Tech Companies Have Awesome Parental Leave Benefits. Now What About Everyone Else?

Should parental leave benefits really depend on who you work for and how much you make?

Photo by Daniel Berehulak/Getty Images

When I saw the Mother Jones headline “Can Facebook and Reddit Fix America’s Maternity Leave Problem?” I wondered: How can technology companies help Americans who don’t work for them get paid parental leave, which is available in nearly every other country? It turns out, they can’t—the article is about the excellent paid leave policies Google, Microsoft, Pinterest, Reddit, Yahoo, Instagram, Facebook, and Twitter have and how they might influence other companies competing for similar employees but not about how they will force change outside of the tech bubble. Only the government can do that.

I reached out to press representatives from all eight companies, asking whether their cleaning staffs get access to the benefits publicized by Mother Jones. I only got responses from Microsoft and Reddit. A Microsoft spokesperson did not address the company’s cleaning staff specifically, emailing: “All new parents at Microsoft are eligible for parental leave which includes 12 weeks of leave – four paid at 100 percent of base pay, plus an additional eight weeks off unpaid. In addition, all new birth mothers are eligible for maternity leave which adds an additional eight weeks of paid leave to the parental leave offered, totaling 20 weeks off.”

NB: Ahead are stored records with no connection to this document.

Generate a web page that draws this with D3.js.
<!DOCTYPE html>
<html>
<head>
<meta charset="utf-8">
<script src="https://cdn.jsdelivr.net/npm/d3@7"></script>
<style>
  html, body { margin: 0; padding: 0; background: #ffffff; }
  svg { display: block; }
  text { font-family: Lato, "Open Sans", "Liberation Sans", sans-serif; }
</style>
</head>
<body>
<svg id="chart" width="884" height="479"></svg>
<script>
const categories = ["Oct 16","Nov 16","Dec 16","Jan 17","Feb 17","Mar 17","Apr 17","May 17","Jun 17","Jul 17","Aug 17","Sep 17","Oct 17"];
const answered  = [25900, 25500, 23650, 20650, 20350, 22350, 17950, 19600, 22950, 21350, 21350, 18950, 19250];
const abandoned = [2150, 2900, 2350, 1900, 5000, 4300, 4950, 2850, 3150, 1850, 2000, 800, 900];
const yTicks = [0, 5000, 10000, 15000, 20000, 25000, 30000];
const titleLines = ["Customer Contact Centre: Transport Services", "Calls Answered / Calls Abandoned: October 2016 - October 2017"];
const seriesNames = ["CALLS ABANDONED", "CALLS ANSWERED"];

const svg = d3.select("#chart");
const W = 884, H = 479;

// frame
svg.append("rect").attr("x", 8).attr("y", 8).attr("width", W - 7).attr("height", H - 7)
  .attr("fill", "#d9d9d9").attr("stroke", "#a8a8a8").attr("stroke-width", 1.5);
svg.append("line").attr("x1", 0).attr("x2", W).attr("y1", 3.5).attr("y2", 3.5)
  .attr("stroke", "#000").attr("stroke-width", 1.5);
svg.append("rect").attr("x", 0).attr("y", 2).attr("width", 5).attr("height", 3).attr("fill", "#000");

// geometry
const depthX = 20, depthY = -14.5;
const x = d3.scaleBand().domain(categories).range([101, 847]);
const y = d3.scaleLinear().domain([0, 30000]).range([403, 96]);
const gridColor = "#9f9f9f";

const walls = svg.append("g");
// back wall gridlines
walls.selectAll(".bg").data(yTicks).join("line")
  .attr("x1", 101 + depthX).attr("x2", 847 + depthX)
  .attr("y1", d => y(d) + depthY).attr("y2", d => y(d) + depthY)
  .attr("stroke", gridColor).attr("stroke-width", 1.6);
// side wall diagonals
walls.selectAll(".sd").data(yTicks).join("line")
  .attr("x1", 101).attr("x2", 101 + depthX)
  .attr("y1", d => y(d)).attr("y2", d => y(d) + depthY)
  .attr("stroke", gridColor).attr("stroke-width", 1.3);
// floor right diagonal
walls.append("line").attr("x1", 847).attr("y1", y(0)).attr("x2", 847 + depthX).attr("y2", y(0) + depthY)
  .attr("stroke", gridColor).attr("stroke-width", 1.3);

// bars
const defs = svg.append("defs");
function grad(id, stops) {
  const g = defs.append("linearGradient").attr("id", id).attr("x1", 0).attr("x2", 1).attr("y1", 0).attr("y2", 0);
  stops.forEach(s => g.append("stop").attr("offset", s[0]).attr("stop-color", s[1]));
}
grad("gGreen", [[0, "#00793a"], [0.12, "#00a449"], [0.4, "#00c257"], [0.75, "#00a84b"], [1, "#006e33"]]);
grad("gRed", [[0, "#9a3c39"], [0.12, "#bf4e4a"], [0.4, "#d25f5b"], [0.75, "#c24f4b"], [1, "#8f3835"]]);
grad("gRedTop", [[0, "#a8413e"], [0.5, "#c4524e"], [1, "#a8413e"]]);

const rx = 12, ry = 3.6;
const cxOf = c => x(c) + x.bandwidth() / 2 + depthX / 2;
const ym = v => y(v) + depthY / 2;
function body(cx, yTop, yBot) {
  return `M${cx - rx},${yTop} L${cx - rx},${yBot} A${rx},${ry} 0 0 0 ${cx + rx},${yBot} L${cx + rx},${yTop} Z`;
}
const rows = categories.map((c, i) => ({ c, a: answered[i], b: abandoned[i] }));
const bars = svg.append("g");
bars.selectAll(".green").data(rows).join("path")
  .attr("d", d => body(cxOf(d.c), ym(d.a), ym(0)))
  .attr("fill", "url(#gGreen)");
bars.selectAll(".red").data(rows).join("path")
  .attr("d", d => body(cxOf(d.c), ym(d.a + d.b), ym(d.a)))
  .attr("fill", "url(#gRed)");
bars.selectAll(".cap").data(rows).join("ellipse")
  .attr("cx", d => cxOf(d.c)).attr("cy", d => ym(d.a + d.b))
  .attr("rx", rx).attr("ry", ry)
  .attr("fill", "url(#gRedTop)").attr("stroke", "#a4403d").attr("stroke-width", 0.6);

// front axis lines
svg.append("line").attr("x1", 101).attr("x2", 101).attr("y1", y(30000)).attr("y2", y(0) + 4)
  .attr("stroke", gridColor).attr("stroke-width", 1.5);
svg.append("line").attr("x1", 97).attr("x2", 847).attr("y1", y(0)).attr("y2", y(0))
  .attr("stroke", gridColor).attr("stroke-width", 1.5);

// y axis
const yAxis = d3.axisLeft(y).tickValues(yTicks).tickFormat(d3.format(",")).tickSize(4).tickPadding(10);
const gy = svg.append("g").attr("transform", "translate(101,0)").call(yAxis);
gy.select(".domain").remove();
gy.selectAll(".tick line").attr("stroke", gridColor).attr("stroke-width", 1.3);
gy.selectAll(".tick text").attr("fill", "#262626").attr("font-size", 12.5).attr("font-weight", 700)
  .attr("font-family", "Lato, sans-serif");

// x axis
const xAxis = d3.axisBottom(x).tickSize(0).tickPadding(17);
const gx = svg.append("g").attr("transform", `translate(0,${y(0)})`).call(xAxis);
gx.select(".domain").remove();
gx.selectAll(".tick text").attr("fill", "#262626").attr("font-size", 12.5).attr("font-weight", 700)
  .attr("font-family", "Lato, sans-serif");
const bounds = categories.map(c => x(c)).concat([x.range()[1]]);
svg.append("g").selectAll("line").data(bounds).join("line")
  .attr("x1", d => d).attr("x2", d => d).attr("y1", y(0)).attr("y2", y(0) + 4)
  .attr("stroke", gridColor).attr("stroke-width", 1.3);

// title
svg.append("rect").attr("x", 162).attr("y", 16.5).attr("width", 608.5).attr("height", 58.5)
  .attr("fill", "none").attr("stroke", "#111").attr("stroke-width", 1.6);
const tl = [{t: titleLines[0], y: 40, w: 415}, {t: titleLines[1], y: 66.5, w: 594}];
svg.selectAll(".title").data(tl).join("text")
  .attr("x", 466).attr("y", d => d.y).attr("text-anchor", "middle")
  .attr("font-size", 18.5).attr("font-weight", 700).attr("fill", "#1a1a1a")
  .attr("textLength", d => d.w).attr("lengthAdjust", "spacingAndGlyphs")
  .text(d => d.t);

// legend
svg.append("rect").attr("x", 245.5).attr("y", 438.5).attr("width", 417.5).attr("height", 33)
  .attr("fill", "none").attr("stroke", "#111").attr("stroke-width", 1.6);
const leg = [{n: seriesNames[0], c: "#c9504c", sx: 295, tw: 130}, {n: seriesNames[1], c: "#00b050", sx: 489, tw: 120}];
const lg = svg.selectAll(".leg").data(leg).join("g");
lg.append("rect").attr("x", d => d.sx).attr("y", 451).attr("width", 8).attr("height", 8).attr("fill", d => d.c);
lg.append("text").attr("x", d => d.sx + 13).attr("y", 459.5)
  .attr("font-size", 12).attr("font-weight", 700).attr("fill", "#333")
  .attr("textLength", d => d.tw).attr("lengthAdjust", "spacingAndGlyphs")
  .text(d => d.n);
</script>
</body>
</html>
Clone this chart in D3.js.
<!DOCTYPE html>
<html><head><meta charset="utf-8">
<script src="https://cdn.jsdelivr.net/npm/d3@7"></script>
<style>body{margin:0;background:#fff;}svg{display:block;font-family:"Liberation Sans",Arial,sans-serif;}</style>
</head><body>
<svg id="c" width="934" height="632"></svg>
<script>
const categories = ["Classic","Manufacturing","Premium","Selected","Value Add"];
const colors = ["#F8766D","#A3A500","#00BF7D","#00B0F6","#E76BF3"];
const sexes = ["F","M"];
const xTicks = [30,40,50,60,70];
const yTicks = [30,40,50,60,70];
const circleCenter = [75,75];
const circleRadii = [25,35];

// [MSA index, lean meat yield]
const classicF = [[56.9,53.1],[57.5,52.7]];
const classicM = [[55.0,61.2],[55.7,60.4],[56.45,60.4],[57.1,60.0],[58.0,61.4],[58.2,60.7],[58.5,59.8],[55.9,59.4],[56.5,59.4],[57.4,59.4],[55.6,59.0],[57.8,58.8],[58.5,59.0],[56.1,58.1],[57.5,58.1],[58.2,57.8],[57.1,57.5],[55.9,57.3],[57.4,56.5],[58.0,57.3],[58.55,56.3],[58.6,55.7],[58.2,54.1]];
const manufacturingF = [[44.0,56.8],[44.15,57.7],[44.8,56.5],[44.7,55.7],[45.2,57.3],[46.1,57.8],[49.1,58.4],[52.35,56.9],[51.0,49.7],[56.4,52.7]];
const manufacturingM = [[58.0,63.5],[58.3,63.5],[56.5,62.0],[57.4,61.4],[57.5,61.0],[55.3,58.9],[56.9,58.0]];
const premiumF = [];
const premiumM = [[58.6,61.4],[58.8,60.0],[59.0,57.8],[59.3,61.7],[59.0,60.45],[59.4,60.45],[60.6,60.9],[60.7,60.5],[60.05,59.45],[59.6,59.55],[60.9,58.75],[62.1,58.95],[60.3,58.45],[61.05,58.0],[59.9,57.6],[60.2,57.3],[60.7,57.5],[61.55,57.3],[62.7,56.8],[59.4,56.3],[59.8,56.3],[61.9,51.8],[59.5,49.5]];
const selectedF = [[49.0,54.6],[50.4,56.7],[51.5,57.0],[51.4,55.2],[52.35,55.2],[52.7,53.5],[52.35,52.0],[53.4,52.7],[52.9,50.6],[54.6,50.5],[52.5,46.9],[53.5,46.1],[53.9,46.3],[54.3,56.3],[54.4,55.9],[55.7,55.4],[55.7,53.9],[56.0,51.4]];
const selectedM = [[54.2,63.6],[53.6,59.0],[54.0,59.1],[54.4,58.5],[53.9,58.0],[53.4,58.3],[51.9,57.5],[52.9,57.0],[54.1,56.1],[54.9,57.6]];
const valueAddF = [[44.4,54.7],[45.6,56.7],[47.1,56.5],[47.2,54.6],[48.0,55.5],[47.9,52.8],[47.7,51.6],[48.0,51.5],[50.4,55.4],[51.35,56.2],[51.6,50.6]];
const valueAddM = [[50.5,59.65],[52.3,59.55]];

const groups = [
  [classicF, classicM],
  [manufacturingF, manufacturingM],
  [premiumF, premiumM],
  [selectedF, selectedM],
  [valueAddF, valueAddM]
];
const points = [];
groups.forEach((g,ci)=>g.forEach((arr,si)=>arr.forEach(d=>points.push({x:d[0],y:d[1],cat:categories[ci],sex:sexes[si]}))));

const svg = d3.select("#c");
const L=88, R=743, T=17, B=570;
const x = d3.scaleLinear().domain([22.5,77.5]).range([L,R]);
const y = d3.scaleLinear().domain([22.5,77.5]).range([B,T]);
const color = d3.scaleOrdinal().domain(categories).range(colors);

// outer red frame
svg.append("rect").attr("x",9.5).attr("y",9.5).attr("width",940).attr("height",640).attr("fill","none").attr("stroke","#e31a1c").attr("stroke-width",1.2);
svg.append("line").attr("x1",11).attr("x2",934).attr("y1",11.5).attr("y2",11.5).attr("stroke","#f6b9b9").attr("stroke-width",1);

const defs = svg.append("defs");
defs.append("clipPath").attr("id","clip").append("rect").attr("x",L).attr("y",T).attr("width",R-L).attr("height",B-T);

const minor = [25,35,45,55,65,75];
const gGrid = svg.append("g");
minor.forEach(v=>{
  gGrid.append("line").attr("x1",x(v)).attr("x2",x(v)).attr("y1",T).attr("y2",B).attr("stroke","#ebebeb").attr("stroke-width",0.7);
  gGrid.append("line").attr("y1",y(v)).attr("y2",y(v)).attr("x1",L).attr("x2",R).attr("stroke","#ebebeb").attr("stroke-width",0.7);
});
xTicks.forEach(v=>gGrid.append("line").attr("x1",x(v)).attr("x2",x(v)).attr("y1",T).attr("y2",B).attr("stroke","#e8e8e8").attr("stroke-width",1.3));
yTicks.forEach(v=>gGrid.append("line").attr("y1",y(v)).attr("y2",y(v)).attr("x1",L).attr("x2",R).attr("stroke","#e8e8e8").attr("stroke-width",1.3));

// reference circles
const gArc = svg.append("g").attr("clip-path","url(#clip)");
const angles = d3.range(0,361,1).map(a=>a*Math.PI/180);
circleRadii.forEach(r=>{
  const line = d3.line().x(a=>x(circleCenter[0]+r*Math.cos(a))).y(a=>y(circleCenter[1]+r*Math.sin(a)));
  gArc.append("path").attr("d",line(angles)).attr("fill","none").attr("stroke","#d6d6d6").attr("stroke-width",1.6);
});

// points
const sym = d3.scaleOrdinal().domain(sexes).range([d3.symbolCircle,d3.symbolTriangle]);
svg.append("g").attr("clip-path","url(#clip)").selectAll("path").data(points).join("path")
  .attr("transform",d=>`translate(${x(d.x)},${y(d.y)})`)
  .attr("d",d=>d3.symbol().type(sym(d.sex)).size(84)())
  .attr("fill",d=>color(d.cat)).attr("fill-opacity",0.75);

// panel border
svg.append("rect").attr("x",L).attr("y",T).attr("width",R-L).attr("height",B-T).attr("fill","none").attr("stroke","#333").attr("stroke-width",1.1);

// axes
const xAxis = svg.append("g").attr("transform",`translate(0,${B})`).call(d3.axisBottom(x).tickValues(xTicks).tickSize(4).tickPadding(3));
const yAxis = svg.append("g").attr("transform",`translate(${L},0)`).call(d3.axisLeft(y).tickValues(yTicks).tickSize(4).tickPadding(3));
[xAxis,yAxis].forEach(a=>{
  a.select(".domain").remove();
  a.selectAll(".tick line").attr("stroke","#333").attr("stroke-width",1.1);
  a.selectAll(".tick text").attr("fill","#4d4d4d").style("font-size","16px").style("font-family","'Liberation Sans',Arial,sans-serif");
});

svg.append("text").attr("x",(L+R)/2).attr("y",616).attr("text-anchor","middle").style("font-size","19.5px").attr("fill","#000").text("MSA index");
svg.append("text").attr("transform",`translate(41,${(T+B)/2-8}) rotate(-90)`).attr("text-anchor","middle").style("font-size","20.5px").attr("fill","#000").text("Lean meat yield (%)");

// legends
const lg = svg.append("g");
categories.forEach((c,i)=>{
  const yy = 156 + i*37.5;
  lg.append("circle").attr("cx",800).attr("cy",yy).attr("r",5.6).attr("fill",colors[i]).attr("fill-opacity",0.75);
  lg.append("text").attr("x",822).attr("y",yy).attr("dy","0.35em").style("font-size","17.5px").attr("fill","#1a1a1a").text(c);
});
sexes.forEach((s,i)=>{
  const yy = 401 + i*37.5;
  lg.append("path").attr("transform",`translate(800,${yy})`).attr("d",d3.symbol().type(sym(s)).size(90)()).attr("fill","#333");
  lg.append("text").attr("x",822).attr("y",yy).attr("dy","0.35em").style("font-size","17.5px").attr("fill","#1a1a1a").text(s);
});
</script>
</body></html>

Reddit, on the other hand, was completely transparent. Reddit CEO Yishan Wong responded to my query, telling me that his company doesn’t provide parental leave to their cleaning staff:

We are legally prevented from doing that, because our office is subleased from another entity who in turn contracts with another company to provide these services as part of the lease.  As a small company we have no negotiation leverage in this area.  :-(  If we’re ever a large company with direct control over these services, we would be able to do this.

In fact, with 25 employees, Reddit is the only one of the tech companies mentioned that doesn’t have to provide any family leave for any of its workers at all. (You are only federally required to give your employees 12 weeks of unpaid FMLA leave if you have 50 or more employees.) So Reddit gets extra credit for their ultragenerous leave package: 17 weeks for new moms and dads.

What Reddit’s generous policy and the Mother Jones piece really show are the gaping holes in coverage for the rest of the country, particularly for those workers who aren’t highly educated and don’t have irreplaceable levels of tech expertise. As the Mother Jones article points out, only 11 percent of Americans get any paid parental leave at all, and those programs are becoming scarcer. We need federal laws that let people who aren’t already privileged have children without fear of going broke because their jobs aren’t protected.